Lo dimostra la linea sin qui seguita dal Comitato Cassese e dagli altri organismi all’apparenza tecnici, ma in realtà intrisi di conflitti di interesse, che lavorano al servizio dell’autonomia. Per restare sulla sanità il Comitato Cassese ha stabilito che i Lep già esistono poiché coincidono con i livelli essenziali di assistenza (Lea) applicati da oltre venti anni. Non possiamo attenderci nulla di buono per il futuro, visto che l’applicazione dei Lea non ha finora avuto alcun risvolto finanziario e non ha impedito le discriminazioni territoriali nell’accesso alle cure. L’autonomia differenziata, con la regionalizzazione del personale sanitario richiesta da Veneto e Lombardia, non potrà che rendere questi divari più estremi.

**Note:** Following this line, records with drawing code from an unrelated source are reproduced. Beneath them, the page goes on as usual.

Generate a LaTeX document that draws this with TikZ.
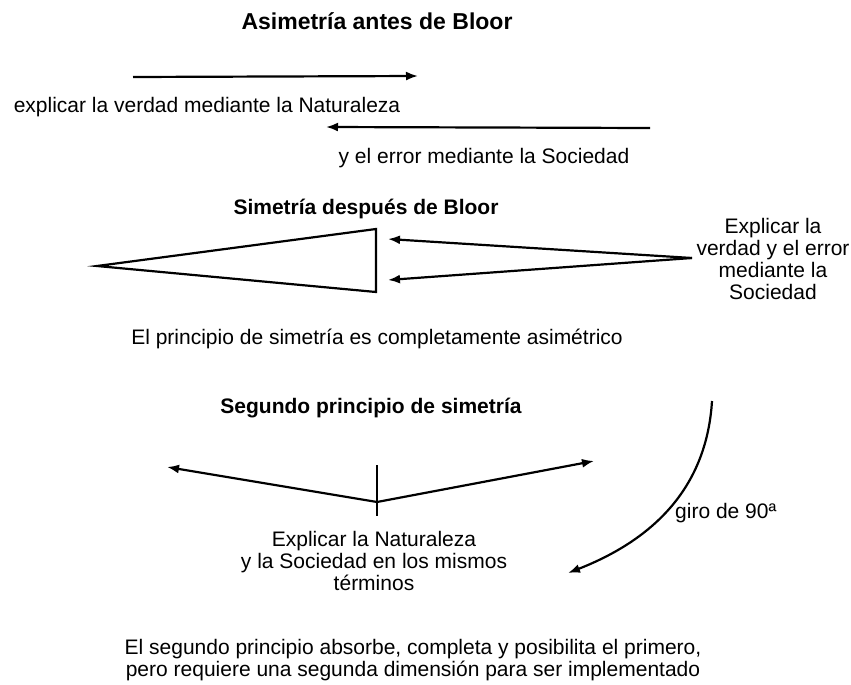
\documentclass[tikz,border=0pt]{standalone}
\usepackage{fontspec}
\setmainfont{Liberation Sans}
\usetikzlibrary{arrows.meta}
\begin{document}
\begin{tikzpicture}[x=1pt,y=-1pt,
  txt/.style={font=\fontsize{21}{22}\selectfont, inner sep=0pt, align=center},
  ttl/.style={font=\fontsize{21}{22}\selectfont\bfseries, inner sep=0pt},
  arr/.style={line width=2.2pt, -{Latex[length=12pt,width=9pt]}},
  ln/.style={line width=2.2pt}]
\useasboundingbox (0,0) rectangle (851,685);
% titles
\node[ttl, font=\fontsize{23}{24}\selectfont\bfseries] (t1) at (377,21) {Asimetría antes de Bloor};
\node[ttl] (t2) at (366,209) {Simetría después de Bloor};
\node[ttl] (t3) at (371,408) {Segundo principio de simetría};
% section 1
\coordinate (a1s) at (133,77);
\coordinate (a1e) at (418,76);
\draw[arr] (a1s) -- (a1e);
\node[txt] (x1) at (207,107) {explicar la verdad mediante la Naturaleza};
\coordinate (a2s) at (650,128);
\coordinate (a2e) at (326,127);
\draw[arr] (a2s) -- (a2e);
\node[txt] (x2) at (484,158) {y el error mediante la Sociedad};
% section 2
\coordinate (tip) at (97,266);
\coordinate (tr) at (376,229);
\coordinate (br) at (376,292);
\draw[ln, line join=miter] (tip) -- (tr) -- (br) -- cycle;
\coordinate (src) at (692,258);
\coordinate (h1) at (388,239);
\coordinate (h2) at (388,280);
\draw[arr] (src) -- (h1);
\draw[arr] (src) -- (h2);
\node[txt] (x3) at (773,259) {Explicar la\\verdad y el error\\mediante la\\Sociedad};
\node[txt] (x4) at (377,339) {El principio de simetría es completamente asimétrico};
% section 3
\coordinate (vt) at (377,465);
\coordinate (vb) at (377,516);
\coordinate (j) at (377,502);
\coordinate (lt) at (167,467);
\coordinate (rt) at (594,461);
\draw[ln] (vt) -- (vb);
\draw[arr] (j) -- (lt);
\draw[arr] (j) -- (rt);
\node[txt] (x5) at (374,561) {Explicar la Naturaleza\\y la Sociedad en los mismos\\términos};
\coordinate (cs) at (712,401);
\coordinate (ce) at (568,573);
\draw[arr] (cs) .. controls (707,482) and (660,537) .. (ce);
\node[txt, anchor=west] (g) at (675,513) {giro de 90ª};
\node[txt] (x6) at (413,660) {El segundo principio absorbe, completa y posibilita el primero,\\pero requiere una segunda dimensión para ser implementado};
\end{tikzpicture}
\end{document}
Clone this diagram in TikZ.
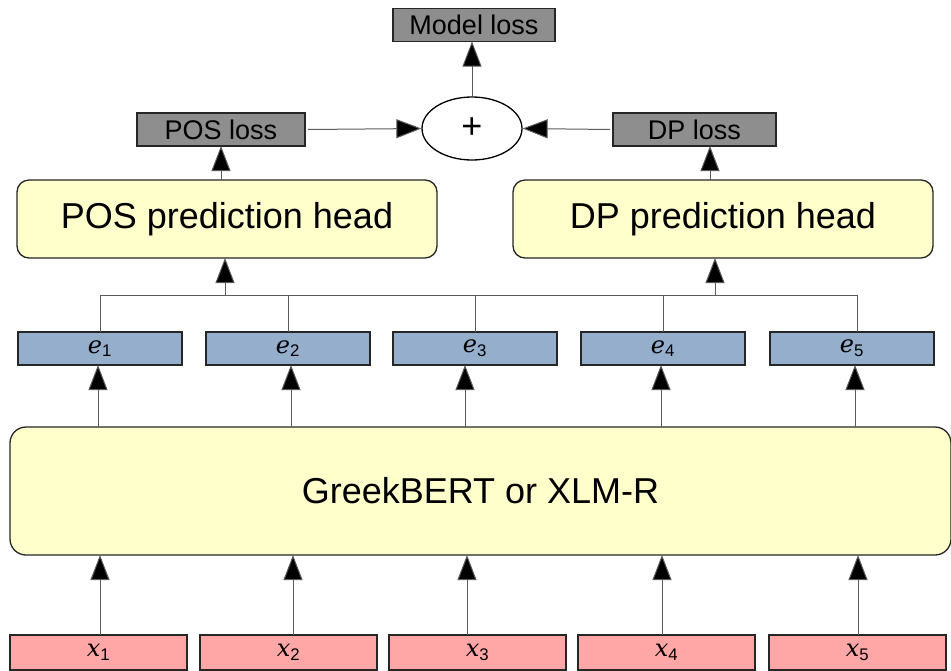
\documentclass[tikz,border=0pt]{standalone}
\usepackage{fontspec}
\setmainfont{Liberation Sans}
\newfontfamily\lblfont{DejaVu Serif}
\usetikzlibrary{arrows.meta,shapes.geometric}
\definecolor{lossgray}{HTML}{8E8E8E}
\definecolor{headyellow}{HTML}{FFFFCC}
\definecolor{embblue}{HTML}{94AECB}
\definecolor{inpink}{HTML}{FFA6A6}
\definecolor{linegray}{HTML}{5A5A5A}
\tikzset{
  box/.style={draw=black!85, line width=1.3pt, inner sep=0pt, outer sep=0pt},
  lossbox/.style={box, fill=lossgray, minimum height=33pt, font=\fontsize{27}{29}\selectfont},
  headbox/.style={box, fill=headyellow, rounded corners=12pt, minimum width=420pt, minimum height=78pt, font=\fontsize{36}{40}\selectfont},
  embbox/.style={box, fill=embblue, minimum width=164pt, minimum height=33pt, font=\lblfont\itshape\fontsize{24}{26}\selectfont},
  inbox/.style={box, fill=inpink, minimum width=177pt, minimum height=35pt, font=\lblfont\itshape\fontsize{24}{26}\selectfont},
  conn/.style={draw=linegray, line width=1pt},
  arr/.style={conn, -{Triangle[length=25pt,width=19pt,fill=black]}},
}
\begin{document}
\begin{tikzpicture}[x=1pt,y=-1pt]
\useasboundingbox (0,0) rectangle (951,670);
% loss nodes
\node[lossbox, minimum width=162pt] (model) at (474,25) {Model loss};
\node[draw=black, line width=1.3pt, ellipse, minimum width=100pt, minimum height=63pt, inner sep=0pt, font=\fontsize{36}{38}\selectfont] (plus) at (472,128.5) {+};
\node[lossbox, minimum width=168pt] (posloss) at (221,129.5) {POS loss};
\node[lossbox, minimum width=163pt] (dploss) at (694.5,129.5) {DP loss};
% heads
\node[headbox] (poshead) at (227,219) {POS prediction head};
\node[headbox] (dphead) at (723,219) {DP prediction head};
% embeddings
\node[embbox] (e1) at (100,348.5) {e$_{\mathrm{1}}$};
\node[embbox] (e2) at (288,348.5) {e$_{\mathrm{2}}$};
\node[embbox] (e3) at (475,348.5) {e$_{\mathrm{3}}$};
\node[embbox] (e4) at (663,348.5) {e$_{\mathrm{4}}$};
\node[embbox] (e5) at (852,348.5) {e$_{\mathrm{5}}$};
% encoder
\node[box, fill=headyellow, rounded corners=16pt, minimum width=941pt, minimum height=128pt, font=\fontsize{36}{40}\selectfont] (bert) at (480.5,491) {GreekBERT or XLM-R};
% inputs
\node[inbox] (x1) at (98.5,652.5) {x$_{\mathrm{1}}$};
\node[inbox] (x2) at (288.5,652.5) {x$_{\mathrm{2}}$};
\node[inbox] (x3) at (477.5,652.5) {x$_{\mathrm{3}}$};
\node[inbox] (x4) at (666.5,652.5) {x$_{\mathrm{4}}$};
\node[inbox] (x5) at (857.5,652.5) {x$_{\mathrm{5}}$};
% tree coordinates
\coordinate (t1) at (100,295);
\coordinate (t5) at (857,295);
\coordinate (b5) at (857,332);
\coordinate (tp) at (225,295);
\coordinate (td) at (715,295);
\draw[conn] (t1) -- (t5);
\draw[conn] (e1.north) -- (t1);
\draw[conn] (e2.north) -- (e2.north |- t1);
\draw[conn] (e3.north) -- (e3.north |- t1);
\draw[conn] (e4.north) -- (e4.north |- t1);
\draw[conn] (b5) -- (t5);
\draw[arr] (tp) -- (tp |- poshead.south);
\draw[arr] (td) -- (td |- dphead.south);
% head to loss
\draw[arr] (posloss.south |- poshead.north) -- (posloss.south);
\draw[arr] (dphead.north -| 710,0) -- (710,0 |- dploss.south);
% losses to plus
\draw[arr] ([xshift=3pt]posloss.east) -- (plus.west);
\draw[arr] ([xshift=-3pt]dploss.west) -- (plus.east);
\draw[arr] (plus.north) -- (plus.north |- model.south);
% encoder to embeddings
\foreach \i/\xx in {1/98,2/291,3/465,4/661,5/855}{
  \draw[arr] (\xx,0 |- bert.north) -- (\xx,0 |- e\i.south);
}
% inputs to encoder
\foreach \i/\xx in {1/100,2/293,3/467,4/662,5/858}{
  \draw[arr] (\xx,0 |- x\i.north) -- (\xx,0 |- bert.south);
}
\end{tikzpicture}
\end{document}
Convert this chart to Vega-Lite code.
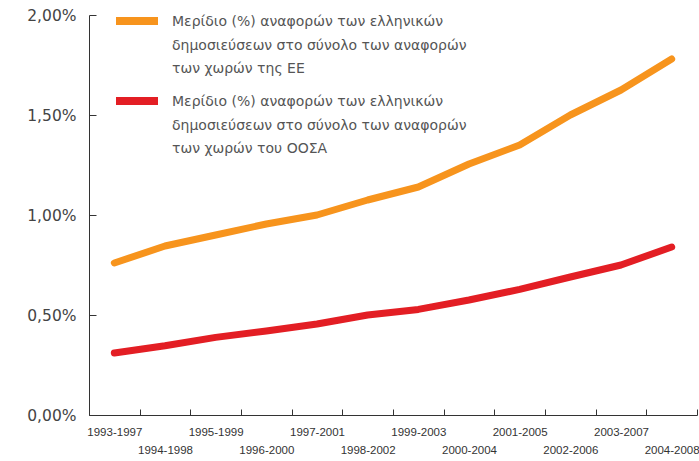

La direzione del nesso causale fra autonomia e diseguaglianza va in realtà ribaltata rispetto al ragionamento proposto dai fautori del decentramento. In un sistema duale quale quello italiano è impensabile che l’autonomia possa funzionare come strumento per ridurre le diseguaglianze. Semmai la preesistenza di disparità economiche fra le varie aree del paese avrebbe dovuto impedire – già in passato – di decentrare la tutela di diritti costituzionalmente garantiti, come quello alla salute, legandoli all’estrema variabilità delle condizioni locali. L’autonomia differenziata sarebbe un perseverare in questo errore, il sacrificio di altre funzioni essenziali – come l’istruzione – sull’altare degli interessi elettorali di pochi.